Train station in Pennsylvania, U.S.

Ridley Park station is a station along the Northeast Corridor. Amtrak does not stop here; only SEPTA's Wilmington/Newark Line trains serve this station. It is located at Hinckley and Morton Avenues in Ridley Park, Pennsylvania, and contains a one-story station house similar to that of Media Regional Rail station built into the embankment next to a platform, as well as a passenger drop-off area at Hinckley Avenue and Lincoln Street. Another platform also exists on the opposite side of the tracks on Ridley and Morton Avenues. Access between the two platforms is available from the nearby Ward Street Bridge just west of the station.

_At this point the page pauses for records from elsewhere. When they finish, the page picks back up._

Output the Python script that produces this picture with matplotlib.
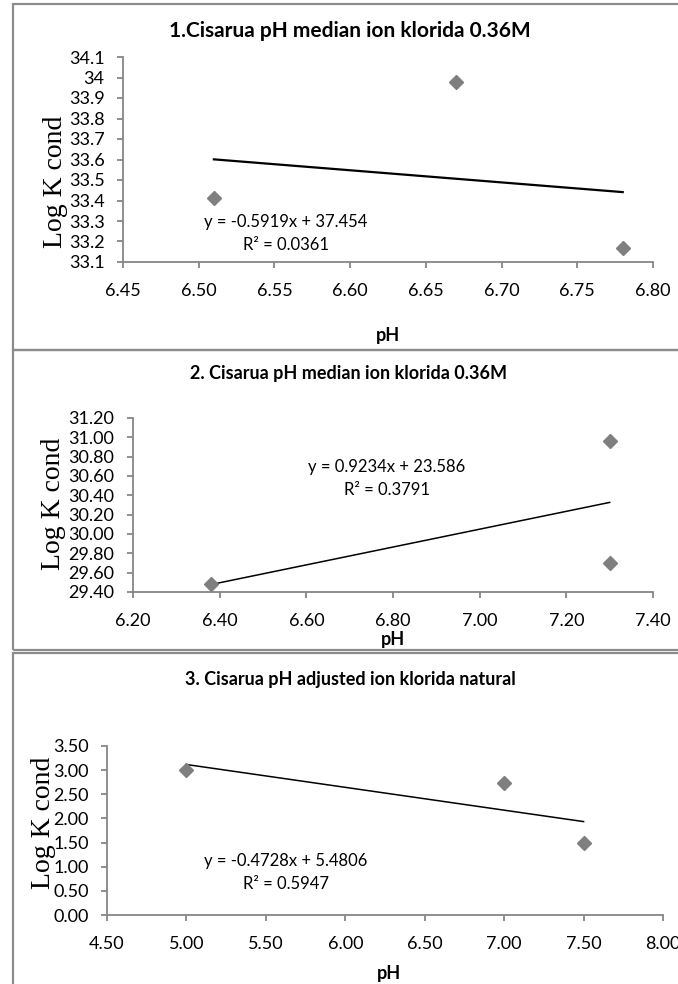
import matplotlib
matplotlib.use("Agg")
import matplotlib.pyplot as plt
import numpy as np
from matplotlib.patches import Rectangle

# panel titles
titles = [
    "1.Cisarua pH median ion klorida 0.36M",
    "2. Cisarua pH median ion klorida 0.36M",
    "3. Cisarua pH adjusted ion klorida natural",
]

# data
ph_1 = [6.51, 6.67, 6.78]
logk_1 = [33.41, 33.98, 33.17]
ph_2 = [6.38, 7.30, 7.30]
logk_2 = [29.48, 30.96, 29.70]
ph_3 = [5.00, 7.00, 7.50]
logk_3 = [3.00, 2.73, 1.49]

# trendline (slope, intercept, r2) as printed
trend_1 = (-0.5919, 37.454, 0.0361)
trend_2 = (0.9234, 23.586, 0.3791)
trend_3 = (-0.4728, 5.4806, 0.5947)

# axis ticks
xticks_1 = [6.45, 6.50, 6.55, 6.60, 6.65, 6.70, 6.75, 6.80]
yticks_1 = [33.1, 33.2, 33.3, 33.4, 33.5, 33.6, 33.7, 33.8, 33.9, 34.0, 34.1]
ytick_labels_1 = ["33.1", "33.2", "33.3", "33.4", "33.5", "33.6", "33.7",
                  "33.8", "33.9", "34", "34.1"]
xticks_2 = [6.20, 6.40, 6.60, 6.80, 7.00, 7.20, 7.40]
yticks_2 = [29.40, 29.60, 29.80, 30.00, 30.20, 30.40, 30.60, 30.80, 31.00, 31.20]
xticks_3 = [4.50, 5.00, 5.50, 6.00, 6.50, 7.00, 7.50, 8.00]
yticks_3 = [0.00, 0.50, 1.00, 1.50, 2.00, 2.50, 3.00, 3.50]

W, H = 678, 984
SANS = ["Lato", "DejaVu Sans"]
SERIF = ["Liberation Serif", "DejaVu Serif"]
GREY = "#868686"
MARK = "#7f7f7f"

plt.rcParams["font.family"] = SANS

fig = plt.figure(figsize=(W / 100, H / 100), dpi=100)


def px(x, y):
    return x / W, 1 - y / H


def frame(x0, y0, x1, y1):
    fig.patches.append(
        Rectangle(px(x0, y1), (x1 - x0) / W, (y1 - y0) / H,
                  transform=fig.transFigure, fill=False,
                  edgecolor="#8c8c8c", linewidth=1.6, zorder=0)
    )


def make_axes(left, top, right, bottom):
    l, t = px(left, top)
    r, b = px(right, bottom)
    ax = fig.add_axes([l, b, r - l, t - b])
    for s in ("top", "right"):
        ax.spines[s].set_visible(False)
    for s in ("left", "bottom"):
        ax.spines[s].set_color(GREY)
        ax.spines[s].set_linewidth(1.3)
    ax.tick_params(direction="out", length=4.3, width=1.3, color=GREY,
                   labelsize=13)
    ax.tick_params(axis="x", pad=11)
    ax.tick_params(axis="y", pad=9)
    return ax


def panel(ax, ph, logk, trend, xticks, yticks, lw):
    slope, icpt, _ = trend
    xs = np.array([min(ph), max(ph)])
    ax.plot(xs, slope * xs + icpt, color="black", linewidth=lw, zorder=2)
    ax.plot(ph, logk, linestyle="none", marker="D", markersize=7.5,
            color=MARK, zorder=3)
    ax.set_xlim(xticks[0], xticks[-1])
    ax.set_ylim(yticks[0], yticks[-1])
    ax.set_xticks(xticks)
    ax.set_yticks(yticks)
    ax.set_xticklabels([f"{v:.2f}" for v in xticks])


def eq_text(ax, trend, x, y):
    slope, icpt, r2 = trend
    sign = "-" if slope < 0 else ""
    fig.text(*px(x, y), f"y = {sign}{abs(slope):g}x + {icpt:g}",
             ha="center", va="center", fontsize=12)
    fig.text(*px(x, y + 23), f"R² = {r2:g}", ha="center", va="center",
             fontsize=12)


# frames
frame(13, 4, 700, 350)
frame(13, 350, 700, 650)
frame(13, 653, 700, 1000)

# panel 1
ax1 = make_axes(123, 57, 653, 262)
panel(ax1, ph_1, logk_1, trend_1, xticks_1, yticks_1, 1.6)
ax1.set_yticklabels(ytick_labels_1)
fig.text(*px(350, 31), titles[0], ha="center", va="center",
         fontsize=15, fontweight="bold")
fig.text(*px(388, 335), "pH", ha="center", va="center",
         fontsize=13, fontweight="bold")
fig.text(*px(55, 182), "Log K cond", ha="center", va="center",
         rotation=90, fontsize=20, family=SERIF)
eq_text(ax1, trend_1, 286, 222)

# panel 2
ax2 = make_axes(133, 418, 653, 592)
panel(ax2, ph_2, logk_2, trend_2, xticks_2, yticks_2, 1.1)
ax2.set_yticklabels([f"{v:.2f}" for v in yticks_2])
fig.text(*px(349, 373), titles[1], ha="center", va="center",
         fontsize=13, fontweight="bold")
fig.text(*px(393, 639), "pH", ha="center", va="center",
         fontsize=13, fontweight="bold")
fig.text(*px(53, 504), "Log K cond", ha="center", va="center",
         rotation=90, fontsize=20, family=SERIF)
eq_text(ax2, trend_2, 387, 467)

# panel 3
ax3 = make_axes(107, 746, 663, 915)
panel(ax3, ph_3, logk_3, trend_3, xticks_3, yticks_3, 1.1)
ax3.set_yticklabels([f"{v:.2f}" for v in yticks_3])
fig.text(*px(350, 679), titles[2], ha="center", va="center",
         fontsize=13, fontweight="bold")
fig.text(*px(389, 974), "pH", ha="center", va="center",
         fontsize=13, fontweight="bold")
fig.text(*px(43, 823), "Log K cond", ha="center", va="center",
         rotation=90, fontsize=20, family=SERIF)
eq_text(ax3, trend_3, 286, 861)

fig.savefig("out.png", dpi=100)
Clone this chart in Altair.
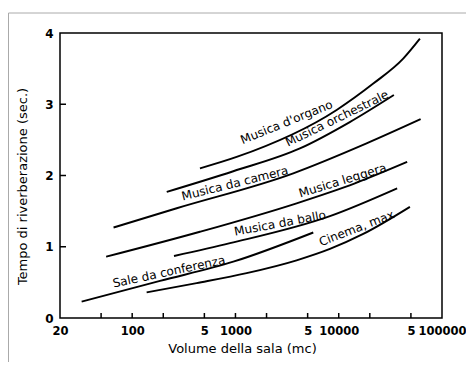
import altair as alt
import pandas as pd

# ---- data ----
series_names = ["Musica d'organo", "Musica orchestrale", "Musica da camera",
                "Musica leggera", "Musica da ballo", "Sale da conferenza", "Cinema, max"]

organo_x = [453, 1027, 9550, 21600, 42100, 61100]
organo_y = [2.10, 2.26, 2.92, 3.29, 3.64, 3.92]

orchestrale_x = [216, 953, 4210, 12800, 34200]
orchestrale_y = [1.77, 2.06, 2.38, 2.75, 3.13]

camera_x = [66, 270, 3630, 18600, 62100]
camera_y = [1.27, 1.54, 2.03, 2.45, 2.79]

leggera_x = [56, 453, 3910, 14350, 46000]
leggera_y = [0.86, 1.21, 1.61, 1.89, 2.19]

ballo_x = [254, 885, 8220, 36800]
ballo_y = [0.87, 1.05, 1.43, 1.82]

conferenza_x = [32.4, 186, 953, 5670]
conferenza_y = [0.23, 0.52, 0.79, 1.20]

cinema_x = [138, 421, 1283, 3910, 8220, 17270, 48900]
cinema_y = [0.36, 0.49, 0.63, 0.81, 0.97, 1.18, 1.56]

# label anchor (centre) and text angle for each curve
label_x = [3130, 9600, 989, 10900, 2700, 227, 14900]
label_y = [2.75, 2.80, 1.89, 1.93, 1.33, 0.65, 1.26]
label_angle = [338, 334, 346, 343, 349.5, 348, 339]

x_label_values = [20, 100, 500, 1000, 5000, 10000, 50000, 100000]
x_tick_values = [50, 100, 200, 500, 1000, 2000, 5000, 10000, 20000, 50000]
y_label_values = [0, 1, 2, 3, 4]
y_tick_values = [1, 2, 3]

# ---- tables ----
curves = [(organo_x, organo_y), (orchestrale_x, orchestrale_y), (camera_x, camera_y),
          (leggera_x, leggera_y), (ballo_x, ballo_y), (conferenza_x, conferenza_y),
          (cinema_x, cinema_y)]
rows = []
for name, (xs, ys) in zip(series_names, curves):
    for i, (xv, yv) in enumerate(zip(xs, ys)):
        rows.append({"series": name, "i": i, "x": xv, "y": yv})
df = pd.DataFrame(rows)

labels_df = pd.DataFrame({"series": series_names, "x": label_x, "y": label_y, "angle": label_angle})
xt_df = pd.DataFrame({"x": x_tick_values})
yt_df = pd.DataFrame({"y": y_tick_values})

FONT = "DejaVu Sans"
W, H = 382, 285

xscale = alt.Scale(type="log", domain=[20, 100000])
yscale = alt.Scale(domain=[0, 4], nice=False)

xaxis = alt.Axis(
    values=x_label_values, ticks=False, domain=False, grid=False,
    labelExpr="indexof([500, 5000, 50000], datum.value) >= 0 ? '5' : format(datum.value, 'd')",
    labelFlush=False, labelOverlap=False, labelPadding=7,
    labelFont=FONT, labelFontSize=11.5, labelFontWeight="bold", labelColor="black",
    title="Volume della sala (mc)", titleFont=FONT, titleFontSize=13,
    titleFontWeight="normal", titleColor="black", titlePadding=6, titleX=182)
yaxis = alt.Axis(
    values=y_label_values, ticks=False, domain=False, grid=False,
    labelPadding=7, labelFont=FONT, labelFontSize=12, labelFontWeight="bold", labelColor="black",
    title="Tempo di riverberazione (sec.)", titleFont=FONT, titleFontSize=13,
    titleFontWeight="normal", titleColor="black", titlePadding=15, titleY=153)

X = lambda: alt.X("x:Q", scale=xscale, axis=xaxis)
Y = lambda: alt.Y("y:Q", scale=yscale, axis=yaxis)

lines = alt.Chart(df).mark_line(color="black", strokeWidth=1.9, interpolate="monotone").encode(
    x=X(), y=Y(), detail="series:N", order="i:O",
)

texts = alt.Chart(labels_df).mark_text(font=FONT, fontSize=12, color="black",
                                       align="center", baseline="middle").encode(
    x=X(), y=Y(),
    angle=alt.Angle("angle:Q", scale=None),
    text="series:N",
)

xticks = alt.Chart(xt_df).mark_rule(color="black", strokeWidth=1.5).encode(
    x=X(), y=alt.value(H), y2=alt.value(H - 5),
)
yticks = alt.Chart(yt_df).mark_rule(color="black", strokeWidth=1.5).encode(
    y=Y(), x=alt.value(0), x2=alt.value(6),
)

frame_v = alt.Chart(xt_df.head(1)).mark_rule(color="#aaaaaa", strokeWidth=1).encode(
    x=alt.value(-51.5), y=alt.value(-20), y2=alt.value(H + 60))
frame_h = alt.Chart(xt_df.head(1)).mark_rule(color="#aaaaaa", strokeWidth=1).encode(
    x=alt.value(-51.5), x2=alt.value(W + 40), y=alt.value(-20))

chart = alt.layer(lines, texts, xticks, yticks, frame_v, frame_h).properties(
    width=W, height=H,
    background="white",
    autosize=alt.AutoSizeParams(type="none"),
    padding={"left": 52, "top": 25, "right": 24, "bottom": 44},
).configure_view(stroke="black", strokeWidth=1.5)

chart.save("out.html", embed_options={"renderer": "svg", "actions": False})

The current Ridley Park station was built by the Pennsylvania Railroad as a replacement for a much more elaborate station house which was built over the tracks by the Philadelphia, Wilmington and Baltimore Railroad during the 19th century. The current station building opened in 1942 and was designed by architect Lester C. Tichy in association with designer Raymond Loewy. Historic photographs and architectural drawings of the Ridley Park station can be found in the March 1943 issue of The Architectural Forum magazine.

==Station layout==
Ridley Park has two low-level side platforms with walkways connecting passengers to the inner tracks. Amtrak's Northeast Corridor lines bypass the station via the inner tracks.